Sempre tive receio, medo, de usar as luvas. Coisa de crianças, adolescentes. Sei lá, nunca me senti à vontade para usá-las. Mas a morte do meu avô mexeu comigo e o seu último pedido foi que a tradição das luvas passasse para mim. Dito e feito. Dois dias depois da morte do meu avô, a 14 de Novembro de 1970, num Malveira-Benfica (0-4), para o campeonato nacional de juniores, prestei homenagem ao meu avô. E decidi ser sempre assim.

Alguma vez marcou com a mão?

Não.

Algum árbitro chateou-o por usar as luvas?

Nenhum.

E agora?

Agora, vejo luvas por todo o lado, sobretudo no Inverno. Eu vestia-as em qualquer altura do ano.

Até na selecção?

Sim. E sabe quem me lançou?

Vou tentar adivinhar. A sua carreira é Pedroto, Pedroto e mais Pedroto. Portanto, Pedroto…

Bolas, já não se pode dar novidades a ninguém.

Acumulou 32 jogos, mas não jogou nenhuma grande prova. Como é que explica?

Não quero entrar por aí. Olhe, não vale a pena. Eram outros tempos, em que os jogadores do Sporting e do Benfica eram mal recebidos lá em cima, no Porto. Éramos cuspidos e insultados pelos adeptos nos treinos, nos jogos. A estrutura da federação também não funcionava por aí além. E os jogadores eram de uma qualidade fantástica. É só enumerar: Bento, Humberto Coelho, Jordão, Nené e outros, muitos outros. Mas a mentalidade desses tempos era uma coisa… Nem vale a pena ir mais além.

E vale a pena ir mais além para tentar saber o que aconteceu na véspera da final da Taça UEFA-83?

[ri-se] É pá, você também… Pois, eu e o Eriksson é uma história antiga. Eu não joguei a final com o Anderlecht. Porquê? Nunca soube. Posso tentar adivinhar. Na meia-final, em Craiova (Roménia), fiz um teste físico e não estava em condições de jogar. O Eriksson colocou então o Strömberg e foi com ele até à final. Ou será que ele pensou que eu estivesse a fazer fita? Num treino, depois disso, eu e ele discutimos mas uma coisa normal, sem história e até própria da tensão da proximidade de uma final europeia. Destas três… Mas tem de ser o Eriksson a escolher porque eu não sei o que passou para não jogar a final de início [Alves não foi utilizado em Bruxelas e só entrou aos 62′ na Luz].

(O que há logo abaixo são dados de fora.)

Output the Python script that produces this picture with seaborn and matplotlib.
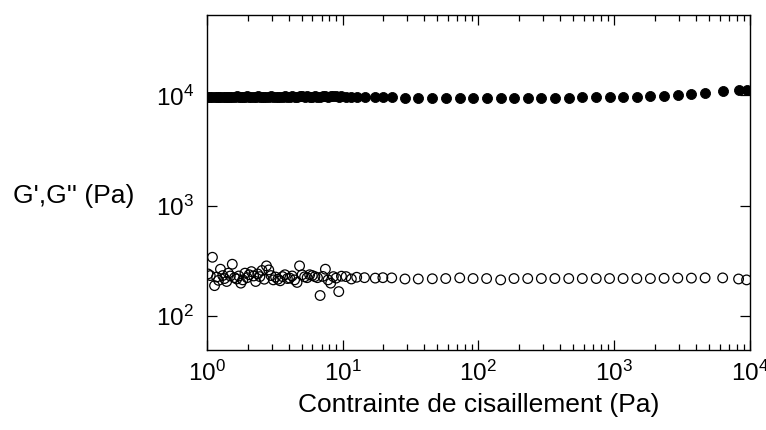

Você e o Eriksson a discutirem num treino? Mas ele não era um paz de alma?

Sim, era. Eu é que era cá uma peste. Do pior. Fui melhorando com o tempo.

Quando levantou a Taça de Portugal em 1990, pelo Estrela da Amadora, já era mais calmo?

Ah, sim, bastante mais calmo. Mais até que o treinador adversário.

Imagino, também comparar-se com o Paco Fortes é…

Bem sei, bem sei. Ele estava sempre eléctrico, aos pulos, com a cara vermelha de tanto barafustar, mas era competentíssimo. Sabe que cheguei a defrontá-lo como jogador, em Espanha? Eu no Salamanca, ele no Barcelona.

Ele é mais eléctrico do que o Luis Fernández [o histérico treinador de Israel, que começou a jogar futebol aos 19 anos, no PSG, com Alves]

São muito parecidos, de facto. O Luis ainda é um grande amigo meu. Telefona- -me com frequência a perguntar por jogadores portugueses. Demo-nos muito bem em Paris, porque ele era novo, queria aprender, pedia-me conselhos e era um bom ouvinte.